JPR : "De nombreuses études ont été réali­sées au cours des dernières années dans le but de réduire la consom­ma­tion de sels de voirie ou de trai­ter les eaux de ruis­sel­le­ment routier. La construc­tion de marais filtrants adap­tés, le trai­te­ment élec­tro­ly­tique, l’en­robé drai­nant ou la recherche de produits alter­na­tifs en sont de beaux exemples. Malheu­reu­se­ment, aucune d’entre elles n’a su démon­trer son effi­ca­cité à l’ex­té­rieur des labo­ra­toires ou à plus grande échelle jusqu’ici.
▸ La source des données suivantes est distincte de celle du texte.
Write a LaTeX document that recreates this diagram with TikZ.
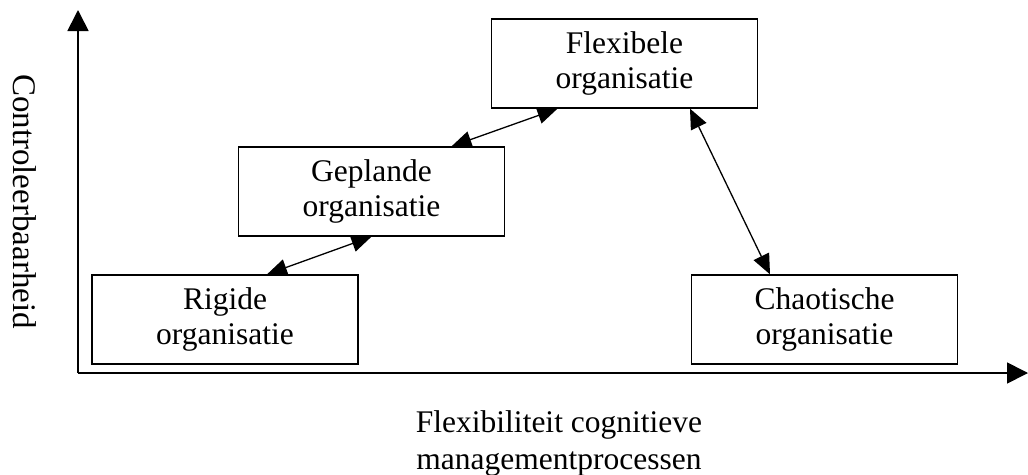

Bien que les acti­vi­tés de recherche se pour­suivent et consti­tuent une prio­rité, l’uti­li­sa­tion de la bonne quan­tité, au bon endroit et au bon moment demeure la meilleure solu­tion à ce jour.  

En ce sens, l’éco­route d’hi­ver est un concept rela­ti­ve­ment nouveau qui repré­sente un mode d’en­tre­tien alter­na­tif selon lequel la fréquence des opéra­tions de dénei­ge­ment est augmen­tée et l’uti­li­sa­tion d’abra­sifs est privi­lé­giée. Elles sont implan­tées à proxi­mité d’une zone vulné­rable aux sels de voirie, telles qu’une prise d’eau potable, un lac, un milieu humide ou encore à proxi­mité de l’ha­bi­tat d’une espèce à statut parti­cu­lier. Plusieurs critères doivent toute­fois être respec­tés afin d’as­su­rer la sécu­rité des usagers. En date d’aujour­d’hui, 39 écoroutes d’hi­ver ont été implan­tées sur le réseau routier entre­tenu par le MTMD, une statis­tique qui ne cesse d’aug­men­ter d’an­née en année."